● RECORDS:
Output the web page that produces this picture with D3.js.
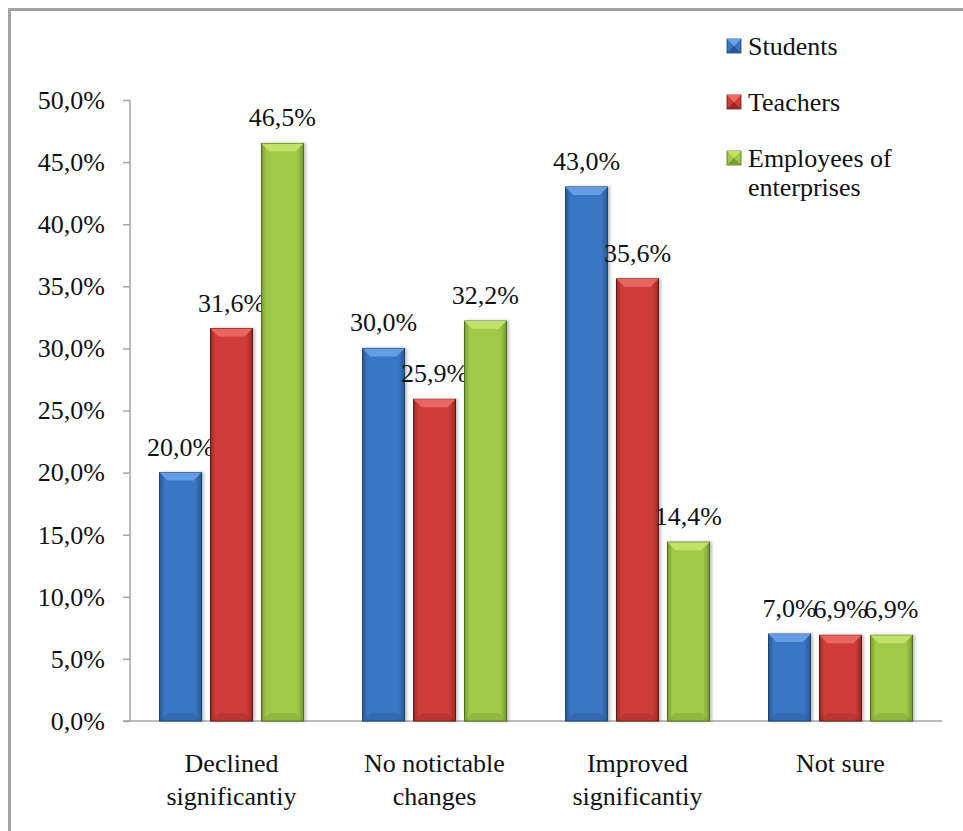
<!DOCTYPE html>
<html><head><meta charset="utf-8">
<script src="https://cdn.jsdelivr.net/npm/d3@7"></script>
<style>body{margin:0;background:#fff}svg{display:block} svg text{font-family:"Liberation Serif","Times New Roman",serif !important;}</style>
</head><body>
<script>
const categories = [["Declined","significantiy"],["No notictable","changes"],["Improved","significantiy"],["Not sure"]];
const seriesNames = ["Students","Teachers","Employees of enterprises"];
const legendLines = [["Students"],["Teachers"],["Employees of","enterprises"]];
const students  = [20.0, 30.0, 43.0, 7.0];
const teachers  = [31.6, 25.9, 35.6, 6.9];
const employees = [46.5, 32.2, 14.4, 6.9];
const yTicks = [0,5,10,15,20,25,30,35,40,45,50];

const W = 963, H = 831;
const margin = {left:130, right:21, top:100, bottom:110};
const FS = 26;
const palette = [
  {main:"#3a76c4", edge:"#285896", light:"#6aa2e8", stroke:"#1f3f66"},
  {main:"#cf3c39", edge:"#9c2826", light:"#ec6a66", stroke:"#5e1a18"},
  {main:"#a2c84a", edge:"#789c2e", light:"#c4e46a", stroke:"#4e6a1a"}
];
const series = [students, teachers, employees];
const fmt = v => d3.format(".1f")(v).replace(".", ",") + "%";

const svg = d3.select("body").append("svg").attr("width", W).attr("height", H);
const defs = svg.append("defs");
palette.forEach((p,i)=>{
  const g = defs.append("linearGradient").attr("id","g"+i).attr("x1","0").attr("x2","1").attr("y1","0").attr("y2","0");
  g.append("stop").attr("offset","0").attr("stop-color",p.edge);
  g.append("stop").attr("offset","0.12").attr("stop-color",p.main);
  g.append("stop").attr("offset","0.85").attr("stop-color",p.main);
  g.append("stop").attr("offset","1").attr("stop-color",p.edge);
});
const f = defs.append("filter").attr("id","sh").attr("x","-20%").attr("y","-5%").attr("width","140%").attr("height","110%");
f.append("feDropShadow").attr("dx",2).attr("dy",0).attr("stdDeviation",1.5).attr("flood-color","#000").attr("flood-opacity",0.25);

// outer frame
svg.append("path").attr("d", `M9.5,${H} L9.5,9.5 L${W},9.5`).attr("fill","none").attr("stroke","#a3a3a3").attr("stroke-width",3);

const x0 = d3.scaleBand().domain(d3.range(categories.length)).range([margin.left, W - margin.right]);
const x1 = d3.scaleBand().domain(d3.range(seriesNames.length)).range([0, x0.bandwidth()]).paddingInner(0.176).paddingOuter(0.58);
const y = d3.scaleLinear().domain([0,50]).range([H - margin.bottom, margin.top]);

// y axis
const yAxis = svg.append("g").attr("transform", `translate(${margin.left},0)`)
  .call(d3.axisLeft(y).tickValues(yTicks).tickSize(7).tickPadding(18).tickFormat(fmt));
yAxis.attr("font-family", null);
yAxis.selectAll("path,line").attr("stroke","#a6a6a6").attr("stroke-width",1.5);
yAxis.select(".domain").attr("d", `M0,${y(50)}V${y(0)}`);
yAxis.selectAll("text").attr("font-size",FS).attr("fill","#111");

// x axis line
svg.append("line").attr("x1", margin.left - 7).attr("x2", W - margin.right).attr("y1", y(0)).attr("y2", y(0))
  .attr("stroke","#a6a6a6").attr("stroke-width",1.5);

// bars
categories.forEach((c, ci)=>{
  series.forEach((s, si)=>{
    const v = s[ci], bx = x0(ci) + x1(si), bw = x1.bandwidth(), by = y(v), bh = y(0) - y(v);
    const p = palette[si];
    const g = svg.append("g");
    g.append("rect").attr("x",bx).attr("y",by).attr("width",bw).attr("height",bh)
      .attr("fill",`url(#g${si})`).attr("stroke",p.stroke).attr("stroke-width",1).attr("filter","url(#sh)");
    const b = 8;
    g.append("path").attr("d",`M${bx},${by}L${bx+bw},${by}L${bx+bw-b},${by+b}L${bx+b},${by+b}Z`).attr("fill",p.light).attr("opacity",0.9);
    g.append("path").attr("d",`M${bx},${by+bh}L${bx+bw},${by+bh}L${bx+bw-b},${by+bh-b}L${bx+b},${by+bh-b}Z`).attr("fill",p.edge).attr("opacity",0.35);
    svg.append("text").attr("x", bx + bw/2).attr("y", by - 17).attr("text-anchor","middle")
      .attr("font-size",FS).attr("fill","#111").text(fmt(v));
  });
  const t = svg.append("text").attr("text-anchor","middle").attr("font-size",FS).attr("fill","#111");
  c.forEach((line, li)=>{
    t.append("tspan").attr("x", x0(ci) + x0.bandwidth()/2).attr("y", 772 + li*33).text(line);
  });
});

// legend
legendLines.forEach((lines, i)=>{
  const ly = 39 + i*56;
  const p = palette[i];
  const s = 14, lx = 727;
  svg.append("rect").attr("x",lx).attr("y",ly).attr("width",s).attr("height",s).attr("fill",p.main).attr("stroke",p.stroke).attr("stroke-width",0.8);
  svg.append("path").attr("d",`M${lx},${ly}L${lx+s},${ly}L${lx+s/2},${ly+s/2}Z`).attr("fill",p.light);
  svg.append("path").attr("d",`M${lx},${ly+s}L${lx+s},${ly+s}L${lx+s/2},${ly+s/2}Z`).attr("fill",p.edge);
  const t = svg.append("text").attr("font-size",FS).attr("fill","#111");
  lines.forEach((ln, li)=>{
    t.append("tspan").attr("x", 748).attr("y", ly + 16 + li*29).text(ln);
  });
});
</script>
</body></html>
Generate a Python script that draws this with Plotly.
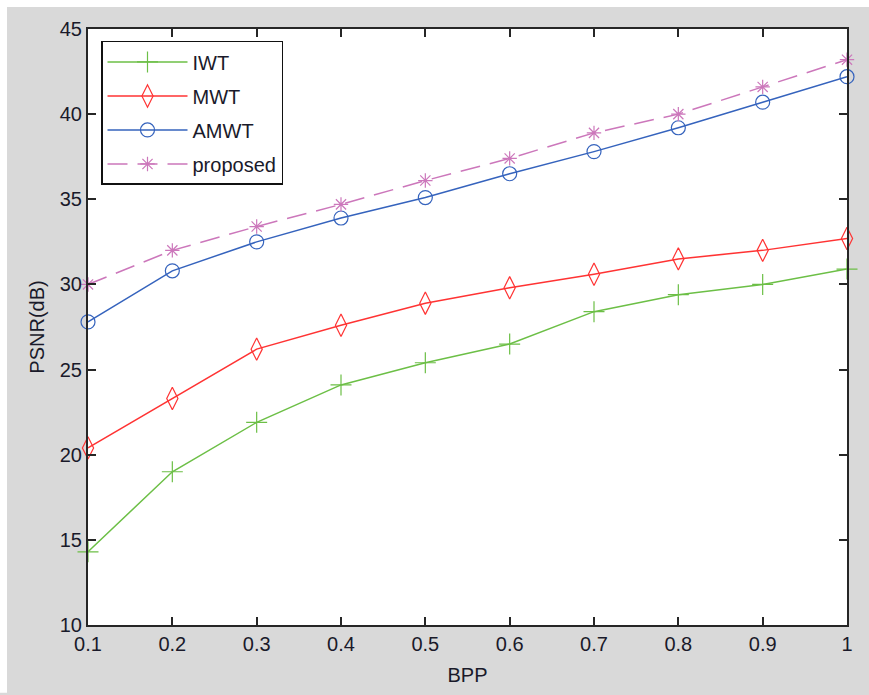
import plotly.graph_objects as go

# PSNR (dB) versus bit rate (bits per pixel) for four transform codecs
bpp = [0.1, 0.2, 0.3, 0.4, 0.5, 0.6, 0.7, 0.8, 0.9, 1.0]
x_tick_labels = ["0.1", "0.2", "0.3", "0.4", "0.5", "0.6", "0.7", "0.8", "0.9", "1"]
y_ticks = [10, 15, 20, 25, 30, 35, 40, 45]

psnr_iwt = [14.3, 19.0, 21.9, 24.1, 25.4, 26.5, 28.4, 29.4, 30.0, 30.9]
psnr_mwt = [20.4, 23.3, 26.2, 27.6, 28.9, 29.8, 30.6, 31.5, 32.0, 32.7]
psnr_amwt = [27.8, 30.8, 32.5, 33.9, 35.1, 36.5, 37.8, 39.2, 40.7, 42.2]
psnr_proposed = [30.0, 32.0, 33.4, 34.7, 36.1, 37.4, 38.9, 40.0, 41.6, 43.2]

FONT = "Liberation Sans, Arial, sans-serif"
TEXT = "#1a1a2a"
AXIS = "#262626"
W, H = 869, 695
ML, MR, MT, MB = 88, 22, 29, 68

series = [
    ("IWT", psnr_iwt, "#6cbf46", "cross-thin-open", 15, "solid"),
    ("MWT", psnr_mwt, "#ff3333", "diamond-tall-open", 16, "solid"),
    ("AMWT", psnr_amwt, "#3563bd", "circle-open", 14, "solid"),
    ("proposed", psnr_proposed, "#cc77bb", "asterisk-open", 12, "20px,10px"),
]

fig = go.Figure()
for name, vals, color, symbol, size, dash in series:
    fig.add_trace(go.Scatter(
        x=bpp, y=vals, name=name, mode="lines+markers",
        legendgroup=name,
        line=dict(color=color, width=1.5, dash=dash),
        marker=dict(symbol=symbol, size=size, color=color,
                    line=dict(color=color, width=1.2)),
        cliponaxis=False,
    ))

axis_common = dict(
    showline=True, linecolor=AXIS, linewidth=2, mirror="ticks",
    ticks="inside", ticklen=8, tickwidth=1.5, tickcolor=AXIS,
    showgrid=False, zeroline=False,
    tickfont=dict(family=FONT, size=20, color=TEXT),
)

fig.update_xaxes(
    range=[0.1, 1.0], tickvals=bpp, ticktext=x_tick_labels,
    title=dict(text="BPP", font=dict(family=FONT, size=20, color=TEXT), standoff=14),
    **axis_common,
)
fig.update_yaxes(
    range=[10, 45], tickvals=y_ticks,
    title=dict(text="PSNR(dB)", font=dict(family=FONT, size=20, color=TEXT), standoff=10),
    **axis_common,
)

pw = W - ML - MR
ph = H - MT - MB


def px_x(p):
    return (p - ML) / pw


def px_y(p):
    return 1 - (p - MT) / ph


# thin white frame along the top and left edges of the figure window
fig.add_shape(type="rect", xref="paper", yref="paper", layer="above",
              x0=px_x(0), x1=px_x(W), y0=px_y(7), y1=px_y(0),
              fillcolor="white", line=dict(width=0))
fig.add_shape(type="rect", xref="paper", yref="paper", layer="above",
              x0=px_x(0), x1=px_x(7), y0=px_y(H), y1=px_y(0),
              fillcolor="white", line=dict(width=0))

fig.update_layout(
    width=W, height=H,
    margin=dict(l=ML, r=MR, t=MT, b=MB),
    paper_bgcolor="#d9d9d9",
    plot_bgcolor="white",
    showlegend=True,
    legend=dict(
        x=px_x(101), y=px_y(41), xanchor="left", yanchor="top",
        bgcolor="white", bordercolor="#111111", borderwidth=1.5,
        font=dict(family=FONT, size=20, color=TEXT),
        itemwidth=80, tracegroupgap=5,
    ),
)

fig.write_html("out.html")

● PROMPT:
Omit the pictures, then repeat exactly each line from the beginning of the listing through the line with "const fmt = v".

● RESPONSE:
Output the web page that produces this picture with D3.js.
<!DOCTYPE html>
<html><head><meta charset="utf-8">
<script src="https://cdn.jsdelivr.net/npm/d3@7"></script>
<style>body{margin:0;background:#fff}svg{display:block} svg text{font-family:"Liberation Serif","Times New Roman",serif !important;}</style>
</head><body>
<script>
const categories = [["Declined","significantiy"],["No notictable","changes"],["Improved","significantiy"],["Not sure"]];
const seriesNames = ["Students","Teachers","Employees of enterprises"];
const legendLines = [["Students"],["Teachers"],["Employees of","enterprises"]];
const students  = [20.0, 30.0, 43.0, 7.0];
const teachers  = [31.6, 25.9, 35.6, 6.9];
const employees = [46.5, 32.2, 14.4, 6.9];
const yTicks = [0,5,10,15,20,25,30,35,40,45,50];

const W = 963, H = 831;
const margin = {left:130, right:21, top:100, bottom:110};
const FS = 26;
const palette = [
  {main:"#3a76c4", edge:"#285896", light:"#6aa2e8", stroke:"#1f3f66"},
  {main:"#cf3c39", edge:"#9c2826", light:"#ec6a66", stroke:"#5e1a18"},
  {main:"#a2c84a", edge:"#789c2e", light:"#c4e46a", stroke:"#4e6a1a"}
];
const series = [students, teachers, employees];
const fmt = v => d3.format(".1f")(v).replace(".", ",") + "%";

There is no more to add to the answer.